-- Begin --

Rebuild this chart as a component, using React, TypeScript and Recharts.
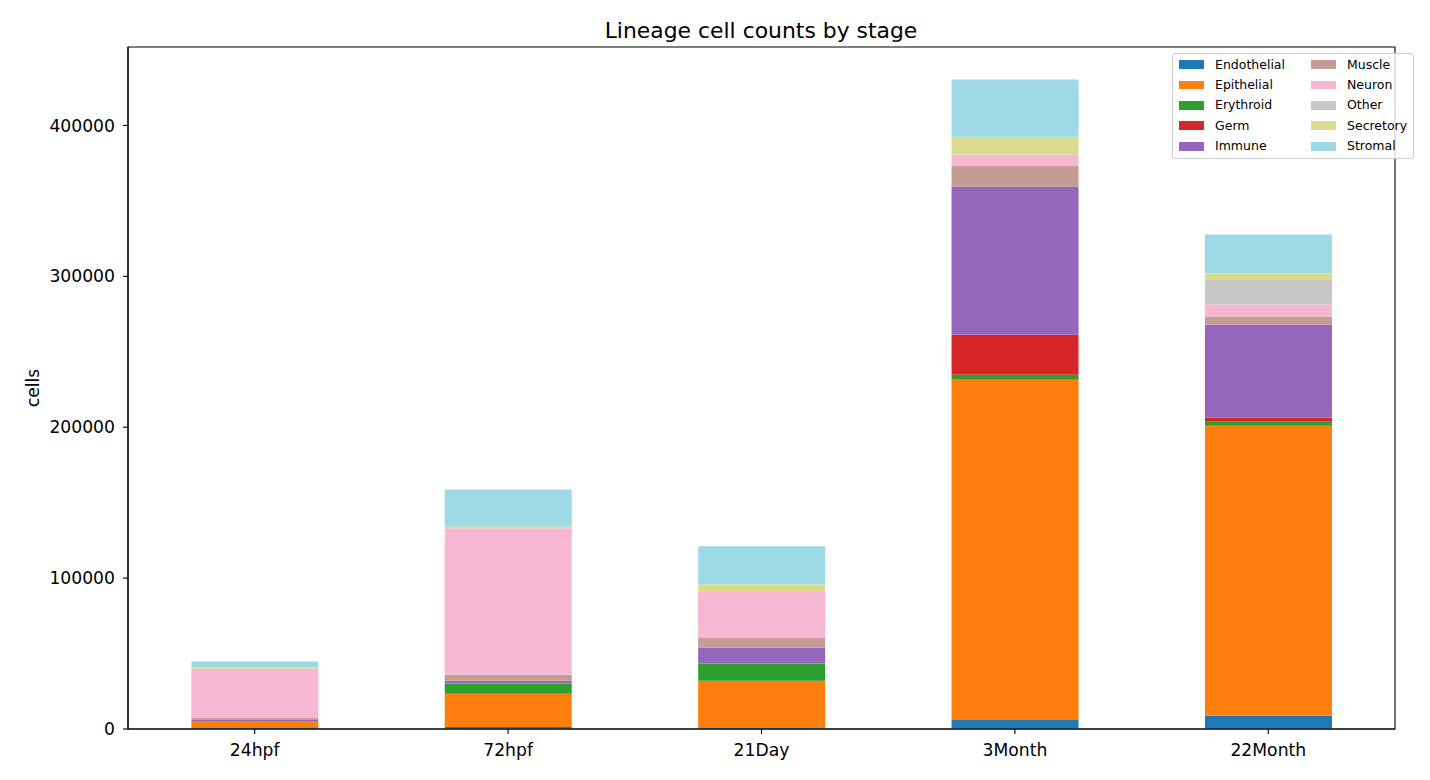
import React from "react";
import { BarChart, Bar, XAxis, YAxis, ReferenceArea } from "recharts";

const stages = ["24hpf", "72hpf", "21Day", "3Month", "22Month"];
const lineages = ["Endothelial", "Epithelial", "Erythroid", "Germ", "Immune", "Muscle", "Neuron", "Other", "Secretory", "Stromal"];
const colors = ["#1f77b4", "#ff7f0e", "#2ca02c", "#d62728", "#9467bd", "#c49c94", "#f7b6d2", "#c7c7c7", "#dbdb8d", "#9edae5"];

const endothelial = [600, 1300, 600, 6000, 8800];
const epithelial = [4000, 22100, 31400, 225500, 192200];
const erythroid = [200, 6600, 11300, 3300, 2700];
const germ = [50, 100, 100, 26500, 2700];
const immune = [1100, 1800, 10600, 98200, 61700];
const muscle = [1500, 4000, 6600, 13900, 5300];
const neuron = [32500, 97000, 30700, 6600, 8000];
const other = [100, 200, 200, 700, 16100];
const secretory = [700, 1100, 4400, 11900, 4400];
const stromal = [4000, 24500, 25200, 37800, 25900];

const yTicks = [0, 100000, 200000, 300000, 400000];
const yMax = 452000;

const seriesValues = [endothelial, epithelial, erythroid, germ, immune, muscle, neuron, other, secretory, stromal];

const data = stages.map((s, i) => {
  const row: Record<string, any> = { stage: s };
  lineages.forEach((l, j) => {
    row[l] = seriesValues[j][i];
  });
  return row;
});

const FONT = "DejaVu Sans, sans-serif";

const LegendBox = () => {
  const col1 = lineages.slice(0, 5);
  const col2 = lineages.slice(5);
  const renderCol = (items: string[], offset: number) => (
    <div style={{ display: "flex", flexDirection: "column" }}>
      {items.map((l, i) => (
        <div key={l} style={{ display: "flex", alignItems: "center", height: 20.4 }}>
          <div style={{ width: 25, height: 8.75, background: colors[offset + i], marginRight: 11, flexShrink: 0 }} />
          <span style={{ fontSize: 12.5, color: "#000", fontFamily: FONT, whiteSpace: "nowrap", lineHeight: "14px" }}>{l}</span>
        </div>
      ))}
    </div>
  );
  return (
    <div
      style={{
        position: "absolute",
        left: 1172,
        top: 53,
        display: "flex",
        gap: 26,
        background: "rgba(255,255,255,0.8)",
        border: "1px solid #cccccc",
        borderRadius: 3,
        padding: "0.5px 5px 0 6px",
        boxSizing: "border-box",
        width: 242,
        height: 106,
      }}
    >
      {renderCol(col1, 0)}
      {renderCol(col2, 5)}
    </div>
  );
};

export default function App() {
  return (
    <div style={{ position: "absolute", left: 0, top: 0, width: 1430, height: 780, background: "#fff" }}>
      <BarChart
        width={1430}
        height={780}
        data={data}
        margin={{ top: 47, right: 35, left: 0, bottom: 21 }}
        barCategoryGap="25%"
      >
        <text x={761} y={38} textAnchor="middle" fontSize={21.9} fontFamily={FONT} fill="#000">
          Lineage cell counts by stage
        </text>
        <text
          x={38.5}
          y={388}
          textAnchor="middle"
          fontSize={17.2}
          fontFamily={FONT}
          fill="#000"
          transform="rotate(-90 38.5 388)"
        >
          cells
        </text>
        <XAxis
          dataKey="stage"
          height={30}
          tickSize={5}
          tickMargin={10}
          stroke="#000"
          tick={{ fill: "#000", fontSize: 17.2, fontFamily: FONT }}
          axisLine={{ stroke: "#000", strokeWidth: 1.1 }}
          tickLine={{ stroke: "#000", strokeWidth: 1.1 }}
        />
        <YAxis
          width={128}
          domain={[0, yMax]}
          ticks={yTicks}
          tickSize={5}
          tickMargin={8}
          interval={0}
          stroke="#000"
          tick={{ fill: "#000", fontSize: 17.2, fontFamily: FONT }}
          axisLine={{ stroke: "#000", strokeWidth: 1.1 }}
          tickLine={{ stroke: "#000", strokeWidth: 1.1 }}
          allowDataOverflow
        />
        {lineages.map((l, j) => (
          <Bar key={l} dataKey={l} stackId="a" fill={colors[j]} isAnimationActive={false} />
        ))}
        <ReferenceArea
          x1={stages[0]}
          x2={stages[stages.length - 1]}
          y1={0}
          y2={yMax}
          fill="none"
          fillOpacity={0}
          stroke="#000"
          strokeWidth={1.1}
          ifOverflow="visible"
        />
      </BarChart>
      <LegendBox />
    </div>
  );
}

-- End --
-- Begin --

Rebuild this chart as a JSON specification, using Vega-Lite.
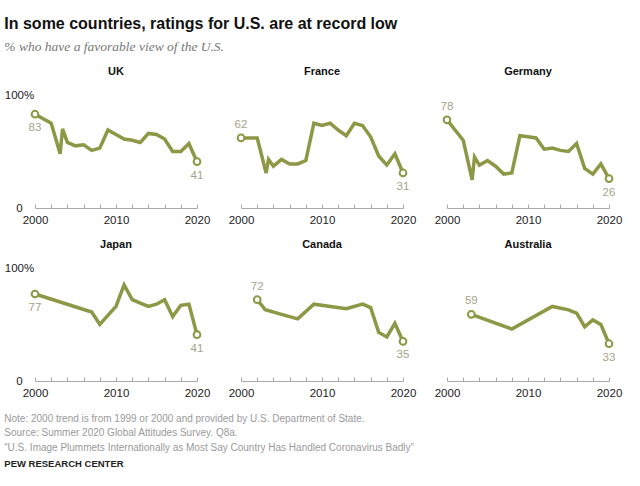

-- End --
-- Begin --

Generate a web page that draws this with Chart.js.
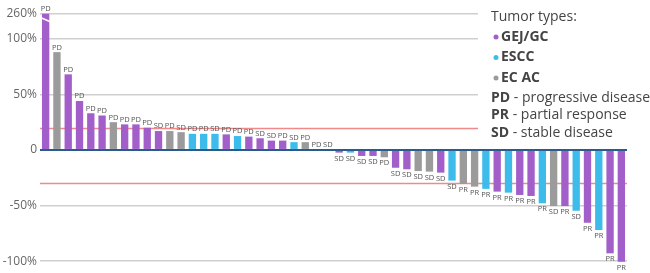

-- End --

### WHAT THE TASK ASKS
Without any pictures, set down the lines from the one holding "Rebuild this chart as a component, using" through the one holding "other, secretory, stromal];".

### OUTPUT OF THE TASK
Rebuild this chart as a component, using React, TypeScript and Recharts.
import React from "react";
import { BarChart, Bar, XAxis, YAxis, ReferenceArea } from "recharts";

const stages = ["24hpf", "72hpf", "21Day", "3Month", "22Month"];
const lineages = ["Endothelial", "Epithelial", "Erythroid", "Germ", "Immune", "Muscle", "Neuron", "Other", "Secretory", "Stromal"];
const colors = ["#1f77b4", "#ff7f0e", "#2ca02c", "#d62728", "#9467bd", "#c49c94", "#f7b6d2", "#c7c7c7", "#dbdb8d", "#9edae5"];

const endothelial = [600, 1300, 600, 6000, 8800];
const epithelial = [4000, 22100, 31400, 225500, 192200];
const erythroid = [200, 6600, 11300, 3300, 2700];
const germ = [50, 100, 100, 26500, 2700];
const immune = [1100, 1800, 10600, 98200, 61700];
const muscle = [1500, 4000, 6600, 13900, 5300];
const neuron = [32500, 97000, 30700, 6600, 8000];
const other = [100, 200, 200, 700, 16100];
const secretory = [700, 1100, 4400, 11900, 4400];
const stromal = [4000, 24500, 25200, 37800, 25900];

const yTicks = [0, 100000, 200000, 300000, 400000];
const yMax = 452000;

const seriesValues = [endothelial, epithelial, erythroid, germ, immune, muscle, neuron, other, secretory, stromal];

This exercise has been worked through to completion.